### Data provided

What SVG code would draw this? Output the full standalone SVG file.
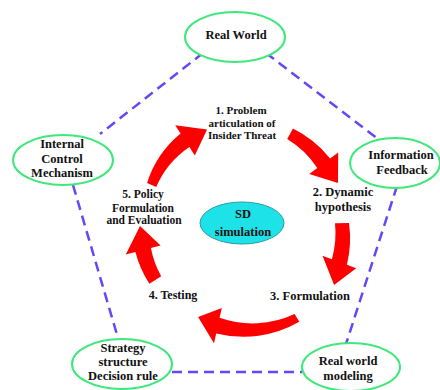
<svg xmlns="http://www.w3.org/2000/svg" width="440" height="390" viewBox="0 0 440 390">
  <style>
    .node { fill: #ffffff; stroke: #3ee87a; stroke-width: 2; }
    .sd { fill: #1de3e8; stroke: #2a9aa0; stroke-width: 1; }
    .link { stroke: #6646f6; stroke-width: 2.5; stroke-dasharray: 10 6; fill: none; }
    .step { fill: #ff0000; stroke: none; }
    text { font-family: "Liberation Serif", "Times New Roman", serif; font-weight: bold; fill: #111111; text-anchor: middle; }
    .lbl { font-size: 12.5px; }
  </style>
  <rect width="440" height="390" fill="#ffffff"/>

  <!-- dashed pentagon joining the outer nodes -->
  <g id="connectors">
    <line class="link" x1="203" y1="53" x2="100" y2="134"/>
    <line class="link" x1="266" y1="53" x2="378" y2="139"/>
    <line class="link" x1="73" y1="185" x2="118" y2="338"/>
    <line class="link" x1="397" y1="186" x2="346" y2="344"/>
    <line class="link" x1="172" y1="372" x2="302" y2="372"/>
  </g>

  <!-- red cycle arrows -->
  <g id="cycle">
    <path class="step" d="M147.1,182.9 A105 105 0 0 1 180.6,133.6 L175.2,125.2 L207.1,129.5 L194.8,155.4 L189.4,147.0 A92.5 92.5 0 0 0 156.2,187.0 Z"/>
    <path class="step" d="M293.0,128.6 A111 111 0 0 1 330.1,158.5 L338.2,152.6 L338.0,183.0 L309.2,174.0 L317.3,168.0 A97 97 0 0 0 287.2,139.1 Z"/>
    <path class="step" d="M349.0,222.9 A111 111 0 0 1 346.9,264.7 L356.2,268.2 L334.1,285.0 L322.5,255.7 L331.9,259.2 A96 96 0 0 0 335.0,223.2 Z"/>
    <path class="step" d="M299.3,321.8 A112 112 0 0 1 216.2,333.4 L214.0,343.2 L198.1,316.9 L221.8,308.0 L219.6,317.8 A100 100 0 0 0 294.6,314.1 Z"/>
    <path class="step" d="M149.4,283.8 A108 108 0 0 1 135.4,252.0 L125.8,254.5 L140.0,226.0 L160.6,245.5 L150.9,248.0 A93 93 0 0 0 161.2,276.2 Z"/>
  </g>

  <!-- step labels -->
  <g id="step1">
    <text x="241" y="114" font-size="11">1. Problem</text>
    <text x="242" y="127" font-size="11">articulation of</text>
    <text x="242" y="139" font-size="11">Insider Threat</text>
  </g>
  <g id="step2">
    <text x="343" y="196" font-size="12.5">2. Dynamic</text>
    <text x="343" y="211" font-size="12.5">hypothesis</text>
  </g>
  <g id="step3">
    <text x="310" y="300" font-size="12.5">3. Formulation</text>
  </g>
  <g id="step4">
    <text x="173" y="299" font-size="12">4. Testing</text>
  </g>
  <g id="step5">
    <text x="143" y="198" font-size="11.5">5. Policy</text>
    <text x="143" y="212" font-size="11.5">Formulation</text>
    <text x="144" y="224" font-size="11.5">and Evaluation</text>
  </g>

  <!-- centre -->
  <g id="sd-simulation">
    <ellipse class="sd" cx="242" cy="223" rx="42" ry="21"/>
    <text class="lbl" x="243" y="218">SD</text>
    <text class="lbl" x="243" y="236">simulation</text>
  </g>

  <!-- outer nodes -->
  <g id="real-world">
    <ellipse class="node" cx="235" cy="37" rx="50" ry="25"/>
    <text class="lbl" x="236" y="39">Real World</text>
  </g>
  <g id="internal-control">
    <ellipse class="node" cx="63" cy="160" rx="50" ry="25"/>
    <text class="lbl" x="62" y="148">Internal</text>
    <text class="lbl" x="62" y="163">Control</text>
    <text class="lbl" x="62" y="177">Mechanism</text>
  </g>
  <g id="information-feedback">
    <ellipse class="node" cx="395" cy="163" rx="45" ry="25"/>
    <text class="lbl" x="401" y="159">Information</text>
    <text class="lbl" x="402" y="174">Feedback</text>
  </g>
  <g id="strategy-structure">
    <ellipse class="node" cx="122" cy="364" rx="50" ry="25"/>
    <text class="lbl" x="123" y="352">Strategy</text>
    <text class="lbl" x="123" y="366">structure</text>
    <text class="lbl" x="123" y="380">Decision rule</text>
  </g>
  <g id="real-world-modeling">
    <ellipse class="node" cx="351" cy="367" rx="49" ry="24"/>
    <text class="lbl" x="348" y="365">Real world</text>
    <text class="lbl" x="348" y="380">modeling</text>
  </g>
</svg>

### To be done
Repeat the listing in full and exactly. Do not include any images.

### Response to the exercise
What SVG code would draw this? Output the full standalone SVG file.
<svg xmlns="http://www.w3.org/2000/svg" width="440" height="390" viewBox="0 0 440 390">
  <style>
    .node { fill: #ffffff; stroke: #3ee87a; stroke-width: 2; }
    .sd { fill: #1de3e8; stroke: #2a9aa0; stroke-width: 1; }
    .link { stroke: #6646f6; stroke-width: 2.5; stroke-dasharray: 10 6; fill: none; }
    .step { fill: #ff0000; stroke: none; }
    text { font-family: "Liberation Serif", "Times New Roman", serif; font-weight: bold; fill: #111111; text-anchor: middle; }
    .lbl { font-size: 12.5px; }
  </style>
  <rect width="440" height="390" fill="#ffffff"/>

  <!-- dashed pentagon joining the outer nodes -->
  <g id="connectors">
    <line class="link" x1="203" y1="53" x2="100" y2="134"/>
    <line class="link" x1="266" y1="53" x2="378" y2="139"/>
    <line class="link" x1="73" y1="185" x2="118" y2="338"/>
    <line class="link" x1="397" y1="186" x2="346" y2="344"/>
    <line class="link" x1="172" y1="372" x2="302" y2="372"/>
  </g>

  <!-- red cycle arrows -->
  <g id="cycle">
    <path class="step" d="M147.1,182.9 A105 105 0 0 1 180.6,133.6 L175.2,125.2 L207.1,129.5 L194.8,155.4 L189.4,147.0 A92.5 92.5 0 0 0 156.2,187.0 Z"/>
    <path class="step" d="M293.0,128.6 A111 111 0 0 1 330.1,158.5 L338.2,152.6 L338.0,183.0 L309.2,174.0 L317.3,168.0 A97 97 0 0 0 287.2,139.1 Z"/>
    <path class="step" d="M349.0,222.9 A111 111 0 0 1 346.9,264.7 L356.2,268.2 L334.1,285.0 L322.5,255.7 L331.9,259.2 A96 96 0 0 0 335.0,223.2 Z"/>
    <path class="step" d="M299.3,321.8 A112 112 0 0 1 216.2,333.4 L214.0,343.2 L198.1,316.9 L221.8,308.0 L219.6,317.8 A100 100 0 0 0 294.6,314.1 Z"/>
    <path class="step" d="M149.4,283.8 A108 108 0 0 1 135.4,252.0 L125.8,254.5 L140.0,226.0 L160.6,245.5 L150.9,248.0 A93 93 0 0 0 161.2,276.2 Z"/>
  </g>

  <!-- step labels -->
  <g id="step1">
    <text x="241" y="114" font-size="11">1. Problem</text>
    <text x="242" y="127" font-size="11">articulation of</text>
    <text x="242" y="139" font-size="11">Insider Threat</text>
  </g>
  <g id="step2">
    <text x="343" y="196" font-size="12.5">2. Dynamic</text>
    <text x="343" y="211" font-size="12.5">hypothesis</text>
  </g>
  <g id="step3">
    <text x="310" y="300" font-size="12.5">3. Formulation</text>
  </g>
  <g id="step4">
    <text x="173" y="299" font-size="12">4. Testing</text>
  </g>
  <g id="step5">
    <text x="143" y="198" font-size="11.5">5. Policy</text>
    <text x="143" y="212" font-size="11.5">Formulation</text>
    <text x="144" y="224" font-size="11.5">and Evaluation</text>
  </g>

  <!-- centre -->
  <g id="sd-simulation">
    <ellipse class="sd" cx="242" cy="223" rx="42" ry="21"/>
    <text class="lbl" x="243" y="218">SD</text>
    <text class="lbl" x="243" y="236">simulation</text>
  </g>

  <!-- outer nodes -->
  <g id="real-world">
    <ellipse class="node" cx="235" cy="37" rx="50" ry="25"/>
    <text class="lbl" x="236" y="39">Real World</text>
  </g>
  <g id="internal-control">
    <ellipse class="node" cx="63" cy="160" rx="50" ry="25"/>
    <text class="lbl" x="62" y="148">Internal</text>
    <text class="lbl" x="62" y="163">Control</text>
    <text class="lbl" x="62" y="177">Mechanism</text>
  </g>
  <g id="information-feedback">
    <ellipse class="node" cx="395" cy="163" rx="45" ry="25"/>
    <text class="lbl" x="401" y="159">Information</text>
    <text class="lbl" x="402" y="174">Feedback</text>
  </g>
  <g id="strategy-structure">
    <ellipse class="node" cx="122" cy="364" rx="50" ry="25"/>
    <text class="lbl" x="123" y="352">Strategy</text>
    <text class="lbl" x="123" y="366">structure</text>
    <text class="lbl" x="123" y="380">Decision rule</text>
  </g>
  <g id="real-world-modeling">
    <ellipse class="node" cx="351" cy="367" rx="49" ry="24"/>
    <text class="lbl" x="348" y="365">Real world</text>
    <text class="lbl" x="348" y="380">modeling</text>
  </g>
</svg>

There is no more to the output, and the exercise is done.